■ PROBLEM TO SOLVE ■
Begin with the first line of the listing and quote every line through the one containing "years = list(range(1973, 2000))"; give only those lines.

■ THE INPUT ■
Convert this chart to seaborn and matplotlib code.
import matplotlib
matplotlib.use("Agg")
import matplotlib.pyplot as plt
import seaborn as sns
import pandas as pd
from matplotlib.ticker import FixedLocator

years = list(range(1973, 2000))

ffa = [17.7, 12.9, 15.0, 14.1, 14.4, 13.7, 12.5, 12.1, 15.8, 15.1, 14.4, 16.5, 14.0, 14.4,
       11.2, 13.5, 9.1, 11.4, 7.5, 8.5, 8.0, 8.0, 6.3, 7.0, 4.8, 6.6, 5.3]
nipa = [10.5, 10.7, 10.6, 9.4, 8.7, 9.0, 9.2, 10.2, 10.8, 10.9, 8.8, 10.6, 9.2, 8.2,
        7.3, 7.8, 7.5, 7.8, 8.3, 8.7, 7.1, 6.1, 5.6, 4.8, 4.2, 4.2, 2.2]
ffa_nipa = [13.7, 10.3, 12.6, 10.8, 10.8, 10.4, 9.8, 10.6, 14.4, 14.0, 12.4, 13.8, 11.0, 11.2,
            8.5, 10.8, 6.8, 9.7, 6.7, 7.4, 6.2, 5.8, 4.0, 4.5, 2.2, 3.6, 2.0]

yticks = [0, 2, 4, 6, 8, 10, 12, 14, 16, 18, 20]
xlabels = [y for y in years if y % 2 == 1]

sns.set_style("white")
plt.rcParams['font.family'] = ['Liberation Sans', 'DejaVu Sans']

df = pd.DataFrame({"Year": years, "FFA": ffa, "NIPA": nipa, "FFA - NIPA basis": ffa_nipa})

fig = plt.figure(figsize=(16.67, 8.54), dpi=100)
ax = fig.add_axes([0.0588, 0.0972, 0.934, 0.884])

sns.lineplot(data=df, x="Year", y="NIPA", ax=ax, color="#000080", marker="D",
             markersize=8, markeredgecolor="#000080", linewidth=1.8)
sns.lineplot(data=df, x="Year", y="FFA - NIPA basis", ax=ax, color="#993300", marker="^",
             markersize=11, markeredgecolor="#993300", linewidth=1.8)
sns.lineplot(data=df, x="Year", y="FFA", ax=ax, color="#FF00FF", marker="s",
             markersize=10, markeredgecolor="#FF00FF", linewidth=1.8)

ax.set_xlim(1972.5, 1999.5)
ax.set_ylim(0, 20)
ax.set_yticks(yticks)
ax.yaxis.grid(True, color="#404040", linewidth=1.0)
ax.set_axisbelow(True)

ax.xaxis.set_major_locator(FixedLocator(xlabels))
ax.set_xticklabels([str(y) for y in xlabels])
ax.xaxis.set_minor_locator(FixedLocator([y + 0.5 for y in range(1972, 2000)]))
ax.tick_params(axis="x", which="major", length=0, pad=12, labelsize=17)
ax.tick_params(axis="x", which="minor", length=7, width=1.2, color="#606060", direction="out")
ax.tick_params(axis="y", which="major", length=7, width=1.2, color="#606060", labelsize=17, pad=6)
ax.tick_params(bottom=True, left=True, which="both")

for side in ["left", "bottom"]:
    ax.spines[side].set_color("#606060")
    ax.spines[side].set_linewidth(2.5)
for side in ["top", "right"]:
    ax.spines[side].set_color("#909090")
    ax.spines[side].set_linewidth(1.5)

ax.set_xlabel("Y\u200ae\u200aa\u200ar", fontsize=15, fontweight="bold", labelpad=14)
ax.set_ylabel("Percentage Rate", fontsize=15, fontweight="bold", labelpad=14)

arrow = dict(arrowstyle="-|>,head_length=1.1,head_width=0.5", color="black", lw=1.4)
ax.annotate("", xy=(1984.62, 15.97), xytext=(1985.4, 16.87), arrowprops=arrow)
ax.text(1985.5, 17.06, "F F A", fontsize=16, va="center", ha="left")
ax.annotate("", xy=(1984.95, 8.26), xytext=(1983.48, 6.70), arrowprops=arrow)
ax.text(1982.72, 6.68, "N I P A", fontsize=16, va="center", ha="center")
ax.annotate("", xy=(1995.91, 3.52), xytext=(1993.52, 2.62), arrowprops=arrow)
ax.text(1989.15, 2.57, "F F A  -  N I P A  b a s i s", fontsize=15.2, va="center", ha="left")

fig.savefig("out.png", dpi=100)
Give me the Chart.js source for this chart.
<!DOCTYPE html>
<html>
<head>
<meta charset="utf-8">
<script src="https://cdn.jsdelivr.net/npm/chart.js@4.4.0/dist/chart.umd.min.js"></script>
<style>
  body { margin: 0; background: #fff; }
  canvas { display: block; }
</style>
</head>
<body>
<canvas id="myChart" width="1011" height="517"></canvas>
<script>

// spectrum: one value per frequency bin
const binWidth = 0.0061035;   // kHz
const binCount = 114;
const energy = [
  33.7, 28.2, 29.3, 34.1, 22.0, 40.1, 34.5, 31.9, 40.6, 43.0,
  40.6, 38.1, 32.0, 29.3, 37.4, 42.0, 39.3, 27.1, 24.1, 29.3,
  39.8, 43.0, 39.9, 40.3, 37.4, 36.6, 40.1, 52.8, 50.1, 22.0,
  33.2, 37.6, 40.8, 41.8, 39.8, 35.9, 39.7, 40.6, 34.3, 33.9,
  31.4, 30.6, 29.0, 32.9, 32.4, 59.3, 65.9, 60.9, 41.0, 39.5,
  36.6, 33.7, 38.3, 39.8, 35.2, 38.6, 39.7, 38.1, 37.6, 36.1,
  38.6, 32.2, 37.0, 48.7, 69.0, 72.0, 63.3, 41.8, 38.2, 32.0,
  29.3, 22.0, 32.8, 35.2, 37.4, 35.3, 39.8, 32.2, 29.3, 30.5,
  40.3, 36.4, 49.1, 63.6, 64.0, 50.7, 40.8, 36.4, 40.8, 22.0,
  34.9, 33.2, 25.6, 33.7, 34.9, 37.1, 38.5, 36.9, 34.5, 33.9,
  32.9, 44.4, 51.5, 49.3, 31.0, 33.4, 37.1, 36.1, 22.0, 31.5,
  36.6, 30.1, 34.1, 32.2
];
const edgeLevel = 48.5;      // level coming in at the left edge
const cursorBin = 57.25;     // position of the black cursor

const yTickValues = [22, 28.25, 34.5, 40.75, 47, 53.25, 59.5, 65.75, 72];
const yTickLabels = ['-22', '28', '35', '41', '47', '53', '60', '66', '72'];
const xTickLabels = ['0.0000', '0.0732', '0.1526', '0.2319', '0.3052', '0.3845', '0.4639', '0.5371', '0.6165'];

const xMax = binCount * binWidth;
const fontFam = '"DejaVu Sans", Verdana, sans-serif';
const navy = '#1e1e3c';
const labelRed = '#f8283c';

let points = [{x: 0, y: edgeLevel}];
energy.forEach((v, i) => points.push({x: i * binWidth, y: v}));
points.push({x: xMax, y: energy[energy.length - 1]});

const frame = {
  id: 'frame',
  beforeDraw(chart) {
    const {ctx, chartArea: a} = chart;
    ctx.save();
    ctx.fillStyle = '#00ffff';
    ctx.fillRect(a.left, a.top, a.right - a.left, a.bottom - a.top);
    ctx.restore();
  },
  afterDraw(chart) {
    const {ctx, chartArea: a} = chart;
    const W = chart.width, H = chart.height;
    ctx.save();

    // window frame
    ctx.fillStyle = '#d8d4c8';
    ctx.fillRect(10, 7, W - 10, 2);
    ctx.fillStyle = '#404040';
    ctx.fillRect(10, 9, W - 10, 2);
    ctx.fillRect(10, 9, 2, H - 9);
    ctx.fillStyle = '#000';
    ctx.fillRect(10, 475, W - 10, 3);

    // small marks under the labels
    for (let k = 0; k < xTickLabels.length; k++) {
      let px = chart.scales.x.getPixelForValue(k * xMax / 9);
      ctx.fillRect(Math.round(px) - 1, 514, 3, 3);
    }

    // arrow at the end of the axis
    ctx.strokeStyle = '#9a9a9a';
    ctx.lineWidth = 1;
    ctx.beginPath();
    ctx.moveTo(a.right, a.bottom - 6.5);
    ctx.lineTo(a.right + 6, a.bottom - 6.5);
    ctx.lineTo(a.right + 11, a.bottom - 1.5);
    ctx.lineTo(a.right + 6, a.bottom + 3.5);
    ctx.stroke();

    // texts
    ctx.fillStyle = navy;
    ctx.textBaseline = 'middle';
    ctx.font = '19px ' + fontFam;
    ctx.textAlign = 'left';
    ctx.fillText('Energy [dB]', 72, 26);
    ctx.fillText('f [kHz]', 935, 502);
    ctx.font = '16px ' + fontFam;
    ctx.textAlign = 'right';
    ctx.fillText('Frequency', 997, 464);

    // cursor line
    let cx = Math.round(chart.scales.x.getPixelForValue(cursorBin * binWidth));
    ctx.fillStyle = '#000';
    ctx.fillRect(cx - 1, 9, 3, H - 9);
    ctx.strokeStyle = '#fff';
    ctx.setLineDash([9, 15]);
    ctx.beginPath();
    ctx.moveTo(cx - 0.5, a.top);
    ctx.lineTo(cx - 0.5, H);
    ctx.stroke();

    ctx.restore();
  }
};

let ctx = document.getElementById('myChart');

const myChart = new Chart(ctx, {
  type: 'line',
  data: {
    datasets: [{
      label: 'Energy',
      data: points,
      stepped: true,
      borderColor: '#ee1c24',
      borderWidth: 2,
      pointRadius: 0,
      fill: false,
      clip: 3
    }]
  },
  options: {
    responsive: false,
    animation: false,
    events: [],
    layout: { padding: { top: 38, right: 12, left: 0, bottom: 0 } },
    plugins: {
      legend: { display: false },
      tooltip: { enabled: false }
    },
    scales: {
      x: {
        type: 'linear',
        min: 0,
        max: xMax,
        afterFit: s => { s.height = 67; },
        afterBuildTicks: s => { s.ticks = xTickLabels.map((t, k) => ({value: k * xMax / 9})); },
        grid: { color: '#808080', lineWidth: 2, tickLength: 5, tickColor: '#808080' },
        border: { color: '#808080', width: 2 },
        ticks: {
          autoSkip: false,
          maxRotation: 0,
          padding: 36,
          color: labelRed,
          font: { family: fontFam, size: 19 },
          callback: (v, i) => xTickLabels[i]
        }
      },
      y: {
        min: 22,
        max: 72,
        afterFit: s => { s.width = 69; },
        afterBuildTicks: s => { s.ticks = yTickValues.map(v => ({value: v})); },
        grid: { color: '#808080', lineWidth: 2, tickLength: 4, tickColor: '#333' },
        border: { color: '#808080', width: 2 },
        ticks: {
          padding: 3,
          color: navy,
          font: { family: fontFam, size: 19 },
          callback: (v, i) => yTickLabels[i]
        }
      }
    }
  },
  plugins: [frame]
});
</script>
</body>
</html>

■ EXERCISE OUTPUT ■
Convert this chart to seaborn and matplotlib code.
import matplotlib
matplotlib.use("Agg")
import matplotlib.pyplot as plt
import seaborn as sns
import pandas as pd
from matplotlib.ticker import FixedLocator

years = list(range(1973, 2000))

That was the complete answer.